Fluid–rigid body interaction is a significant topic in research on particle methods. This study developed a fluid–rigid body coupling method based on a physically consistent particle method, i.e., the moving particle hydrodynamics (MPH) method, incorporating the passively moving solid (PMS) model. When the discrete particle system satisfies the fundamental laws of physics, i.e., mass conservation, linear and angular momentum conservation, and the second law of thermodynamics, the method is asserted physically consistent, and this feature is important for robust dynamic calculations. The PMS model is a pioneering approach that is practical for particle methods in which fluid and rigid-body particles are initially calculated as a fluid. Then, only rigid-body particles are modified to restore the initial shape by applying rigid-body constraints.

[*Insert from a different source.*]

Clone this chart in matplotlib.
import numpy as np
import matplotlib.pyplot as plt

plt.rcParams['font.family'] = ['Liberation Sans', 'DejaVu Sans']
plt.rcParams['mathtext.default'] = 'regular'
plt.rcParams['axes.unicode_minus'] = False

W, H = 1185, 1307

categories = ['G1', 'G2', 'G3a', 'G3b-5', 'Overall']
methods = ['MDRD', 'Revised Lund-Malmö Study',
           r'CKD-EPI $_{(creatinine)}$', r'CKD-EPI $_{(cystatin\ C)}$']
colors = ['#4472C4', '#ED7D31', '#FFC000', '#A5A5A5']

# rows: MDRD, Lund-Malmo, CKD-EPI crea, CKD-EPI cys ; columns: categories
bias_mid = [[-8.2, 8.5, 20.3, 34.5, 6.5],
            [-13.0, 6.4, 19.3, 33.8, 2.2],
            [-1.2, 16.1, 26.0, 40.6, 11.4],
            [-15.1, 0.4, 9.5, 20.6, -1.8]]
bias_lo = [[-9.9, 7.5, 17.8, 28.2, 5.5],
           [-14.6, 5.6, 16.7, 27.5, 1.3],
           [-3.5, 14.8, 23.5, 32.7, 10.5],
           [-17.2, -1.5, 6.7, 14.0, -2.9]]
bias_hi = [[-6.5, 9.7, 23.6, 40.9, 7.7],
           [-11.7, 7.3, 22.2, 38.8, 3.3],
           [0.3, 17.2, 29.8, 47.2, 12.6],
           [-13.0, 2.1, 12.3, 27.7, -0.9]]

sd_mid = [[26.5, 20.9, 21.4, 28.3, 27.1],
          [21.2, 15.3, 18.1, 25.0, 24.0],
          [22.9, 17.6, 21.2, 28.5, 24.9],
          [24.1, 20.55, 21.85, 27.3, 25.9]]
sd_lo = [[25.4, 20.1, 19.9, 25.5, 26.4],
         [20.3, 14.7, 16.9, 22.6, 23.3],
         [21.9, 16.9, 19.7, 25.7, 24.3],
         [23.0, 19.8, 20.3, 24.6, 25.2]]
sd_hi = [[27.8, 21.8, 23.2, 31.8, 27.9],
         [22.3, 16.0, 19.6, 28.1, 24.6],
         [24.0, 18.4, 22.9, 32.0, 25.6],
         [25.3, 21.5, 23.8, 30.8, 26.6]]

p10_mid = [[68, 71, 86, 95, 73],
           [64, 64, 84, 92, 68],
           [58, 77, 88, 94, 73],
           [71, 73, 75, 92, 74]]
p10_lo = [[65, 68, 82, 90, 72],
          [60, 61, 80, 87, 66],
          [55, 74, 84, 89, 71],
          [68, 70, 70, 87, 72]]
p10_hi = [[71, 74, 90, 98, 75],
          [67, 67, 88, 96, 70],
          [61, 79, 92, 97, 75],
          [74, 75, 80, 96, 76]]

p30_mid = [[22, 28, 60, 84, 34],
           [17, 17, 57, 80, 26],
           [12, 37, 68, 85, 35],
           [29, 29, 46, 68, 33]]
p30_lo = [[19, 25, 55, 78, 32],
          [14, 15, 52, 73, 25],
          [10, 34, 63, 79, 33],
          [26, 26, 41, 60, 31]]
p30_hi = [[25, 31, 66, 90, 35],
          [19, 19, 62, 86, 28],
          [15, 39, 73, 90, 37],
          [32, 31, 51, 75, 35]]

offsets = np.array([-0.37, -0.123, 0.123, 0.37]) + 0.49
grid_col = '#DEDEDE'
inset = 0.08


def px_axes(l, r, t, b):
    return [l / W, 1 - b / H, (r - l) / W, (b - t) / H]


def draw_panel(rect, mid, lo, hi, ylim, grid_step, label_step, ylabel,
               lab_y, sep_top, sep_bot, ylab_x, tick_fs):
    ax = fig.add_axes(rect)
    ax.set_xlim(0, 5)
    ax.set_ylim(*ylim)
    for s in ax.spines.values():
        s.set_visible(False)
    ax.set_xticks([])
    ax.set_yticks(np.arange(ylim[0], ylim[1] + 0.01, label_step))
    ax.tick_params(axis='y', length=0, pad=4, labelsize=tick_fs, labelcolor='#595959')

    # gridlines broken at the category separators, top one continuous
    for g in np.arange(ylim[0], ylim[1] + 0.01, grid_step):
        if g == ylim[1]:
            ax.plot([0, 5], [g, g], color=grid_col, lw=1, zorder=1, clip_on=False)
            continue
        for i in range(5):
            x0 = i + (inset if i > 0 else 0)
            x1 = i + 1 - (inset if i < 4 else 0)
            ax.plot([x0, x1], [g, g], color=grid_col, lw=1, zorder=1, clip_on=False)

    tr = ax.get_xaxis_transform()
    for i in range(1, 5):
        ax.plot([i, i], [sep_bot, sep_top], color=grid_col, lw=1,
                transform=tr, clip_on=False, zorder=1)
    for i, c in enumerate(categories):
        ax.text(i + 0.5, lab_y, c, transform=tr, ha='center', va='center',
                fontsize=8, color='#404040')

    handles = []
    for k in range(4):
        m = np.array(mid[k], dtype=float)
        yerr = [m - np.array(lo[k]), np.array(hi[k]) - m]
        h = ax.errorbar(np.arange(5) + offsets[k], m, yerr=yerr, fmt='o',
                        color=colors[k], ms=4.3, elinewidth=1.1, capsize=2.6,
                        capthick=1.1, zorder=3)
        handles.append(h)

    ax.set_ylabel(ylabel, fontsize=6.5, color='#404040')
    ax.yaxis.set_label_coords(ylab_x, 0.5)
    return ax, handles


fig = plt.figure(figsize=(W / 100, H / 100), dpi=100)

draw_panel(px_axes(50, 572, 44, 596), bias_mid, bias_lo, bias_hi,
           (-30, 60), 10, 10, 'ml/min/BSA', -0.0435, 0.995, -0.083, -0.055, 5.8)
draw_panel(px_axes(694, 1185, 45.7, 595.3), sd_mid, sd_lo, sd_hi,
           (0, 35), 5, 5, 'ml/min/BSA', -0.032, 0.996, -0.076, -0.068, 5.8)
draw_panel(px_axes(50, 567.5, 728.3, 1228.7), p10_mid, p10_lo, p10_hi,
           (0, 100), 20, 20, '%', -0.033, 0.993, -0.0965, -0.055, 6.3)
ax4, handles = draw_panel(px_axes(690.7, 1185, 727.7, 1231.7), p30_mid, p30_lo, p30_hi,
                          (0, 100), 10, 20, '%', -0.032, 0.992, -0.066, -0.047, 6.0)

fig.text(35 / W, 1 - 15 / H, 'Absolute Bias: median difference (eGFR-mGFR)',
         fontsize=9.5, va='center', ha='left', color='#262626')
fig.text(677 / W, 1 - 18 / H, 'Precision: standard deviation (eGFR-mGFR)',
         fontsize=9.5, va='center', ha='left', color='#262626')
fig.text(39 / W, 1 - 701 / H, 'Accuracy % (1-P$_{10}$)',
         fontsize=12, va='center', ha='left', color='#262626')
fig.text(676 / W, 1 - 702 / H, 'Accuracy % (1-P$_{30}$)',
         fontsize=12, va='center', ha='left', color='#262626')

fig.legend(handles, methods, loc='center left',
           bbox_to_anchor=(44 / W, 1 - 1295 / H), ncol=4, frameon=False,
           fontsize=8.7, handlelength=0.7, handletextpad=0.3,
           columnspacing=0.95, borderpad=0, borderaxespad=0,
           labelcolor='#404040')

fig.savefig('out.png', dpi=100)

Thus, combining the MPH method and the PMS model realizes a fluid–rigid body coupling method that satisfies fundamental physical laws. The proposed method was first verified via the fundamental rigid body and fluid–rigid body coupling problems: the Dzhanibekov effect on a T-shaped rigid body, a floating rectangular solid, a floating cylinder, and water entry of a two-dimensional cylinder. Second, the proposed method was validated via calculating a cylinder rolling on a liquid film as a fluid–rigid body coupling problem with rotation. By using a potential-based surface tension model, the computed results showed reasonable agreement with the experimental data obtained in this study. Overall, it was confirmed that the proposed method is a promising fluid–rigid body coupling approach, in which the surface tension and wettability can be considered as well.